--- START ---

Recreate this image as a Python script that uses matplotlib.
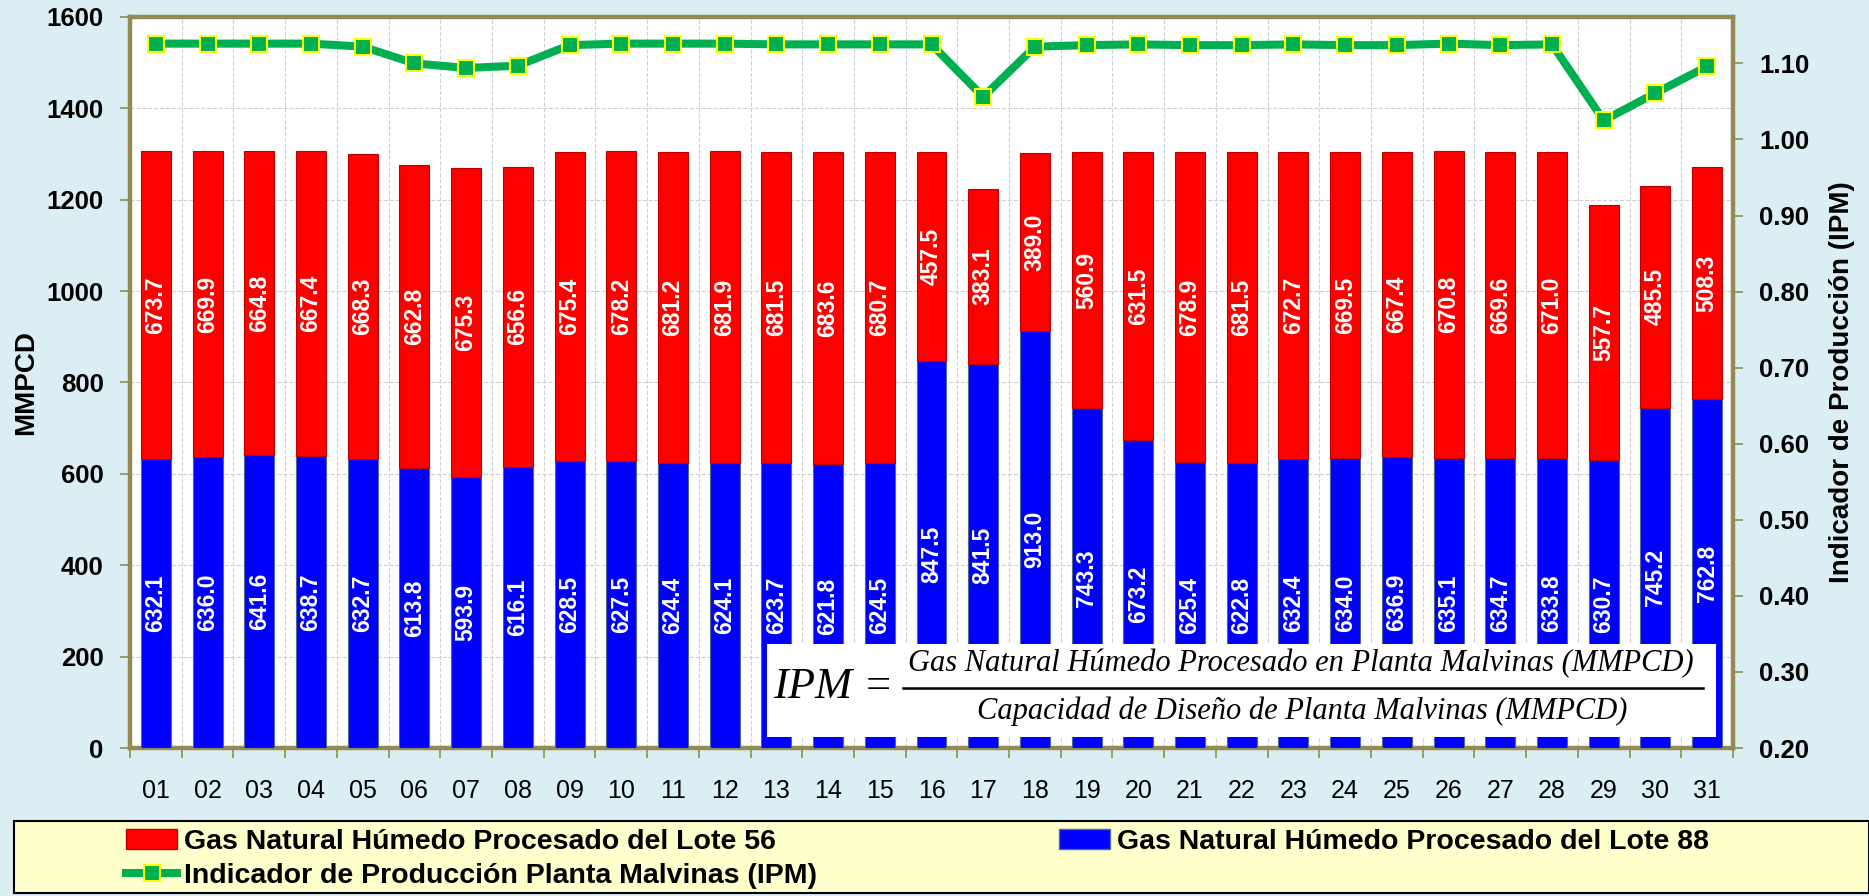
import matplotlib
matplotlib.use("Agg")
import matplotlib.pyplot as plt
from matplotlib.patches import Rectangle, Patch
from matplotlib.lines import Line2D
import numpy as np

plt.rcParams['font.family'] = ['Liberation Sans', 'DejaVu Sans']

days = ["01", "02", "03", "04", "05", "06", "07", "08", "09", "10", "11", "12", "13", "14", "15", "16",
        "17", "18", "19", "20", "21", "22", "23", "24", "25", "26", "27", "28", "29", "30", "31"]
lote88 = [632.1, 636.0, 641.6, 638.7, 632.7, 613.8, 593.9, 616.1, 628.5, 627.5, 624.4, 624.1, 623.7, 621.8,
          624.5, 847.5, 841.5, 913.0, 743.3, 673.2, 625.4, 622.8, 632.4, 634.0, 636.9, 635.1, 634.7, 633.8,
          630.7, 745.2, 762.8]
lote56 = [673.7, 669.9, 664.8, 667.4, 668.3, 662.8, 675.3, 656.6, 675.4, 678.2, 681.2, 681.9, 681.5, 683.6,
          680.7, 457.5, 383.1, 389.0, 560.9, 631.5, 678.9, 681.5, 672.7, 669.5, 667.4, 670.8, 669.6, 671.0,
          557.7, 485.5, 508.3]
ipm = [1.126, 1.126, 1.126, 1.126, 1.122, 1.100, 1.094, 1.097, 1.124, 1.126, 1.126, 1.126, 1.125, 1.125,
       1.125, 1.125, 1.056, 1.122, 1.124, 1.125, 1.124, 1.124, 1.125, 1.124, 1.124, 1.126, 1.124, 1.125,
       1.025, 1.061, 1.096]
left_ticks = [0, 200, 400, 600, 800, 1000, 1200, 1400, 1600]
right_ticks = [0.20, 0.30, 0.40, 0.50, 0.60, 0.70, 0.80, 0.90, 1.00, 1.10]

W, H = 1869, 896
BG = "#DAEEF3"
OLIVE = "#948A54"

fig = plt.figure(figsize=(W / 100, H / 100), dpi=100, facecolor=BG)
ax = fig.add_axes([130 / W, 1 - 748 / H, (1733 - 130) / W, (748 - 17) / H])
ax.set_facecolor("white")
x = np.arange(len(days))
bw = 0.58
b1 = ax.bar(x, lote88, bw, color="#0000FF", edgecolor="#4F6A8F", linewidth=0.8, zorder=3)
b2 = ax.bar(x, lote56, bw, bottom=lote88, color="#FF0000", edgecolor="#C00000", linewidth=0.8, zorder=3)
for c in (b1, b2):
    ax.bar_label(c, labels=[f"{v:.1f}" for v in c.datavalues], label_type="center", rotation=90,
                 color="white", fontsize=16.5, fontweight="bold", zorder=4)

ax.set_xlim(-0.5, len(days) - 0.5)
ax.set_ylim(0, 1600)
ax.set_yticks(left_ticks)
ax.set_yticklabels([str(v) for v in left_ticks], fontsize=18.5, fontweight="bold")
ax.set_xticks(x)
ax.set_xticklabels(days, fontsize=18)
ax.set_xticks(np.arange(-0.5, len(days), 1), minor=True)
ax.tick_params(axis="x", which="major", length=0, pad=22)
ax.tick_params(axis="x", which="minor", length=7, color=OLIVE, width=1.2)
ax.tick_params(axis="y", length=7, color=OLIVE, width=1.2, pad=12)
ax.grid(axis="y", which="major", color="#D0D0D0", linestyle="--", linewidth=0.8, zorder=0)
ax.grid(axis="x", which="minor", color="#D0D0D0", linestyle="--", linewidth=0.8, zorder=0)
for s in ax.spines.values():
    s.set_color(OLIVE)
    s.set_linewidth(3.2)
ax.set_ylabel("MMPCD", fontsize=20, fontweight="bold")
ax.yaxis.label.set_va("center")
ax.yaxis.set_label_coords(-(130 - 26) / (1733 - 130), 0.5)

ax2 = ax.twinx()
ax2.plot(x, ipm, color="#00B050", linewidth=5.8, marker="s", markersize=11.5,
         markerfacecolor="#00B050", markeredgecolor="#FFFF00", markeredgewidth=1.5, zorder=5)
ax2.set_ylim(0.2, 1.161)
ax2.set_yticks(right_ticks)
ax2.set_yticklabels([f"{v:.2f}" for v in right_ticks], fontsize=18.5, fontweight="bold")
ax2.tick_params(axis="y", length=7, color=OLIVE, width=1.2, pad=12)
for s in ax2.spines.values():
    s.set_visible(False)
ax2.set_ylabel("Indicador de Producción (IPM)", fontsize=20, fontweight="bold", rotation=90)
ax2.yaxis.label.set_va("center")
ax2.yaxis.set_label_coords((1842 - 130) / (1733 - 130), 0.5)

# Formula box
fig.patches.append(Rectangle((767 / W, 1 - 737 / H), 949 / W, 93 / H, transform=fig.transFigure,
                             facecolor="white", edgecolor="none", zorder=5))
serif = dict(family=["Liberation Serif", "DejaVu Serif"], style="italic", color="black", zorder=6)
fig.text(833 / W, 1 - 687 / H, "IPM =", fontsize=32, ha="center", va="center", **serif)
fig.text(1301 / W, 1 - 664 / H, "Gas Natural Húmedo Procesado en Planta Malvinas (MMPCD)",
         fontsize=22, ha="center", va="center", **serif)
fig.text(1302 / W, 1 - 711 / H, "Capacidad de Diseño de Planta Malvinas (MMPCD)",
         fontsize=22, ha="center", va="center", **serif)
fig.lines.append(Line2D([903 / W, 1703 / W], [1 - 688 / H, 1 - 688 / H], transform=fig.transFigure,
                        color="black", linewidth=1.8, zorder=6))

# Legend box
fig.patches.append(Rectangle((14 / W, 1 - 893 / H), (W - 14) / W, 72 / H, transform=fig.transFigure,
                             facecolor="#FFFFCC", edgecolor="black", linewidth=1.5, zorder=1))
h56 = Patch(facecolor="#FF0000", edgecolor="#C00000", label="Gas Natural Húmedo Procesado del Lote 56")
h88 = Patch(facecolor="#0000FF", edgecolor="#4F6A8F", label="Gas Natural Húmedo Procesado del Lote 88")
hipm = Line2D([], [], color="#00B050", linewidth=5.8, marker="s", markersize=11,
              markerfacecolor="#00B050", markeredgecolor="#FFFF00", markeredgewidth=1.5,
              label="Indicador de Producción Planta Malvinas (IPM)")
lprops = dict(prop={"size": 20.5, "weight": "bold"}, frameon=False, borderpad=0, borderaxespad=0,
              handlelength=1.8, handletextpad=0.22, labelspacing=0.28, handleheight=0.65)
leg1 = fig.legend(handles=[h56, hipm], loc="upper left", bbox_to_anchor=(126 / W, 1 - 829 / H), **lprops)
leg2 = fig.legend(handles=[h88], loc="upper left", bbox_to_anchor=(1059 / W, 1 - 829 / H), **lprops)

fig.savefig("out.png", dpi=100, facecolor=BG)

--- END ---

» Work required:
Search the data above for the string "matplotlib" and return every line that has it.

» Solution for this problem:
Recreate this image as a Python script that uses matplotlib.
import matplotlib
matplotlib.use("Agg")
import matplotlib.pyplot as plt
from matplotlib.patches import Rectangle, Patch
from matplotlib.lines import Line2D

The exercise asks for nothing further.